Lula era arrivata a ottanta. Sailor erano quasi diciotto che se ne era andato grazie a un imbecille su un pick-up Apache che gli aveva tagliato la strada. Lei nel frattempo si era lasciata un po’ trasportare dal tempo, un pochettino forse anche vivere, ma senza mai spegnere qualcosa che fosse in qualche modo la sua vita. Sempre bella. Se ci fosse stata Miss Ottuagenaria non avrebbe avuto concorrenti. Con quelle gambe ancora perfettamente lunghe e magre e quel culo che la sua amica Beany non ha mai smesso di lodare.
Tre volte aveva aspettato che Sailor uscisse di prigione. E si sarebbe fatta trovare all’uscita fossero state trentatré. E si è fatta trovare puntuale all’arrivo della Grande Signora, distesa mentre dormiva. Con i suoi capelli lunghissimi ora neri. I grandi occhi grigi che sulla tela sarebbero stati il colore perfetto per chi avesse voluto disegnare un cielo di mezza estate giusto poco prima della pioggia.
Avete presente? Poco prima che il pomeriggio diventi sera. Ora quel pomeriggio era finito. Si erano chiusi tranquilli come l’aria che si fa soffice. A guardarli non ci si voleva credere. Ma tutti giuravano aveva già preso per mano Sail. Che questa volta era lui lì ad aspettarla. Lei a ringraziarlo e lui a rassicurarla: «Non ci pensare, nocciolina». Ci scommetto, insieme stanno ancora scuotendo i pilastri del cielo.
Negli ultimi tempi non amava parlare al telefono. Perché per lei il telefono in mano rimanevano solo quei pochi minuti quando tra lei e Sailor c’erano le mura del carcere. Che forza è stata Lula. Più potente di qualsiasi antifurto e oggettorompiqualcosa. Capace di esserci sempre e di regalare attenzioni agli altri senza rimanerne fregata più di tanto. Lo sa bene suo figlio Pace, anche lui oramai con una carta d’identità che sta progressivamente invecchiando.
Una preghiera per cuori selvaggi, Lula. Tennessee Williams si sarebbe innamorato di lei al punto di adorarla così nel profondo da decidere di non far uscire il libro per non dividerla con nessuno. Ma lei scese dalle dita di un altro Autore. Che ci ha dato sette romanzi prima di farla salire nell’universo espanso. Forse se la stanno contendendo ancora Dio e Satana. Lula non fu una santa, questo lo sappiamo. È semplicemente stata democratica, facendo entrare in lei luce e oscurità in egual misura, senza favoritismi.
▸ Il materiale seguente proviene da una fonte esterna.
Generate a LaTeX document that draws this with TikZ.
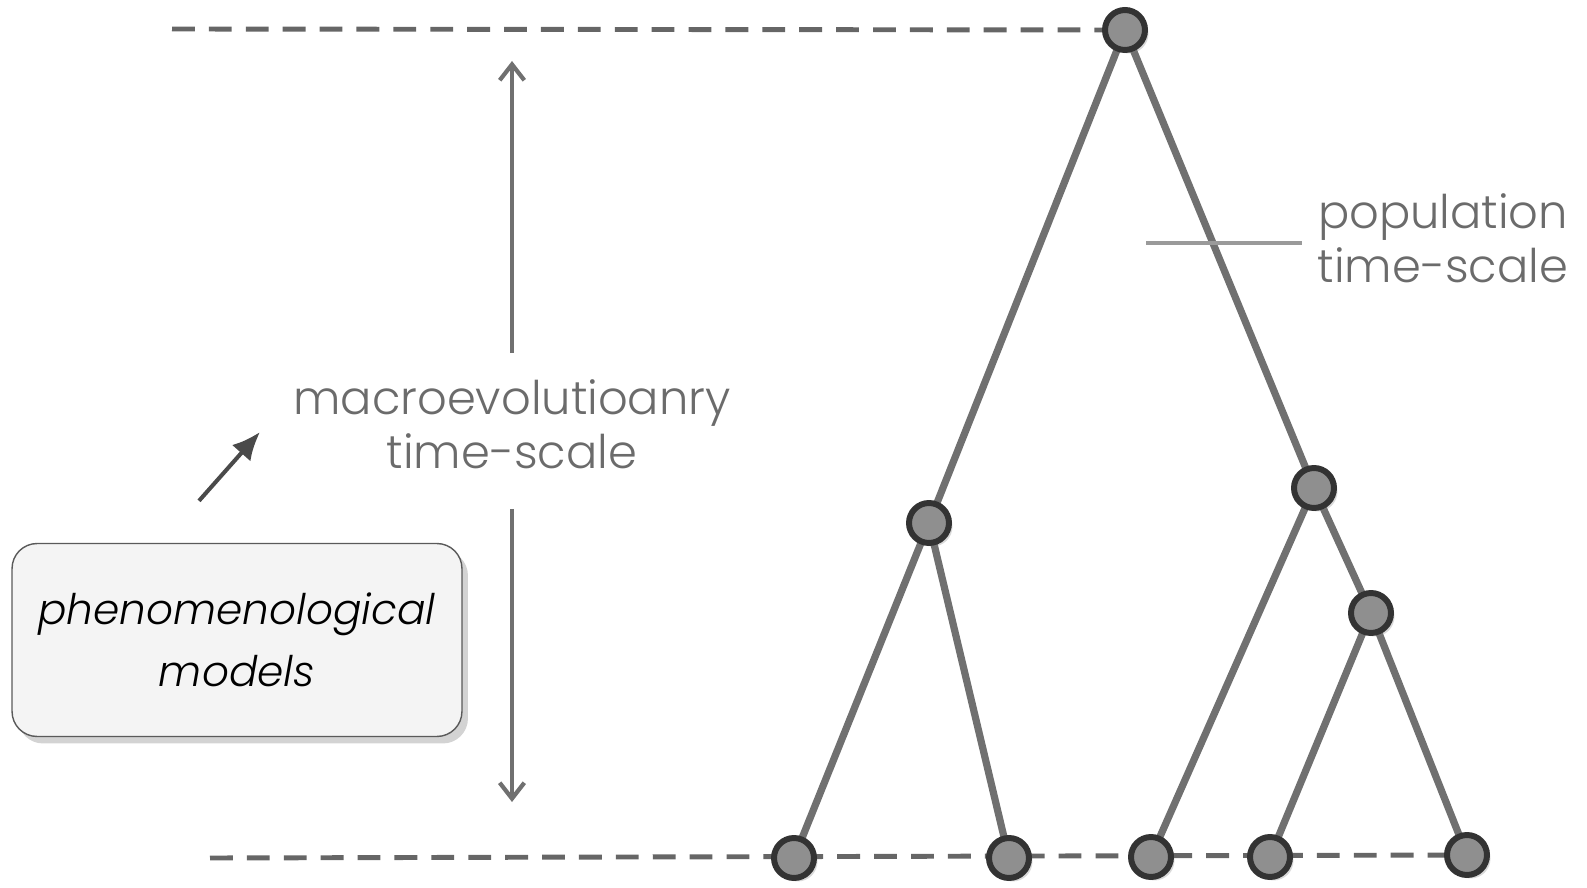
\documentclass[tikz,border=0pt]{standalone}
\usepackage{fontspec}
\setmainfont{Poppins}[UprightFont=* Light, ItalicFont=* Light Italic]
\usepackage{tikz}
\usetikzlibrary{arrows.meta,backgrounds,shadows,positioning}
\definecolor{nodefill}{HTML}{8F8F8F}
\definecolor{nodeborder}{HTML}{333333}
\definecolor{branchgray}{HTML}{707070}
\definecolor{dashgray}{HTML}{666666}
\definecolor{labelgray}{HTML}{6B6B6B}
\definecolor{tickgray}{HTML}{9A9A9A}
\definecolor{boxfill}{HTML}{F4F4F4}
\definecolor{boxborder}{HTML}{5A5A5A}
\definecolor{pointergray}{HTML}{4A4A4A}
\tikzset
{
    taxon/.style      = {circle, draw=nodeborder, fill=nodefill, line width=3.4pt, minimum size=0.8cm, inner sep=0pt,
                         drop shadow={opacity=0.3, shadow xshift=0.07cm, shadow yshift=-0.07cm}},
    branch/.style     = {draw=branchgray, line width=4.1pt},
    timeline/.style   = {draw=dashgray, line width=2.8pt, dash pattern=on 13pt off 8pt},
    scalelabel/.style = {text=labelgray, align=center, inner sep=0pt, font=\fontsize{26.4}{31}\selectfont},
    span/.style       = {draw=branchgray, line width=2.4pt, -{Straight Barb[length=9pt, width=14pt, line width=2.4pt]}},
    modelbox/.style   = {draw=boxborder, fill=boxfill, line width=0.8pt, rounded corners=0.5cm, align=center,
                         minimum width=9cm, minimum height=3.86cm, font=\fontsize{24}{35}\selectfont\itshape,
                         drop shadow={opacity=0.35, shadow xshift=0.12cm, shadow yshift=-0.14cm}}
}
\begin{document}
\begin{tikzpicture}[x=0.02cm, y=-0.02cm]
    \useasboundingbox (0,0) rectangle (1587,888);

    % tree
    \node [taxon] (root)  at (1125,30)  {};
    \node [taxon] (left)  at (929,523)  {};
    \node [taxon] (right) at (1314,488) {};
    \node [taxon] (inner) at (1371,613) {};
    \node [taxon] (a) at (794,858)  {};
    \node [taxon] (b) at (1009,858) {};
    \node [taxon] (c) at (1151,857) {};
    \node [taxon] (d) at (1270,857) {};
    \node [taxon] (e) at (1467,855) {};

    \begin{pgfonlayer}{background}
        \coordinate (topstart)    at (172,29);
        \coordinate (bottomstart) at (210,858);
        \draw [timeline] (topstart) -- (root.center);
        \draw [timeline] (bottomstart) -- (e.center);
        \draw [branch] (root.center) -- (left.center);
        \draw [branch] (root.center) -- (right.center);
        \draw [branch] (left.center) -- (a.center);
        \draw [branch] (left.center) -- (b.center);
        \draw [branch] (right.center) -- (c.center);
        \draw [branch] (right.center) -- (inner.center);
        \draw [branch] (inner.center) -- (d.center);
        \draw [branch] (inner.center) -- (e.center);
    \end{pgfonlayer}

    % time-scales
    \node [scalelabel, minimum height=3.1cm] (macro) at (512,431) {};
    \node [scalelabel] (macrotext) at (512,424) {macroevolutioanry\\time-scale};
    \coordinate (scaletop)    at (512,61);
    \coordinate (scalebottom) at (512,802);
    \draw [span] (macro.north) -- (scaletop);
    \draw [span] (macro.south) -- (scalebottom);

    \node [scalelabel] (population) at (1443,238) {population\\time-scale};
    \coordinate (poptick) at (1146,243);
    \draw [tickgray, line width=2.2pt] (poptick) -- ([xshift=-0.3cm]population.west |- poptick);

    % models
    \node [modelbox] (models) at (237,640) {phenomenological\\models};
    \coordinate (pointerhead) at (260,432);
    \draw [pointergray, line width=2.3pt, -{Latex[length=16pt, width=14pt]}] ([xshift=-0.76cm, yshift=0.84cm]models.north) -- (pointerhead);
\end{tikzpicture}
\end{document}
Tanto questo tempo quaggiù vale la pena seguirlo solo se si abbraccia la causa in toto. Allora perché essere solo operaia quando puoi essere anche diva? Per cosa rimanere crocerossina nelle ore di pausa quando hai tutto per essere serpe? L’amore può portare ovunque e tutto conquistare, no? Allora, se tutto ciò è vero, non importa il vestito che si indossa per l’occasione. È sufficiente essere accecati dall’amore per vedere più lungo e più a lungo.
Lula ha evitato di fare come chi resta tacchino e non smette di dire che vuole volare. Lei si è sempre presentata per il volo. Lula è stato questo. La più forte di tutti. Di ogni coraggio o incoscienza che progettava rapine, di ogni pallottola che le difendeva. Di ogni disegno familiare che la prevedeva da un’altra parte e con altri protagonisti. È stato il porto, la memoria di vita, la follia della fuga, il sapore acre della sensualità più spedita che picchia il cervello, il sesso che frusta l’anima, la madre-compagna, la figlia dentro cui non riesce a specchiarsi la madre. La moglie di Sailor. La donna di se stessa.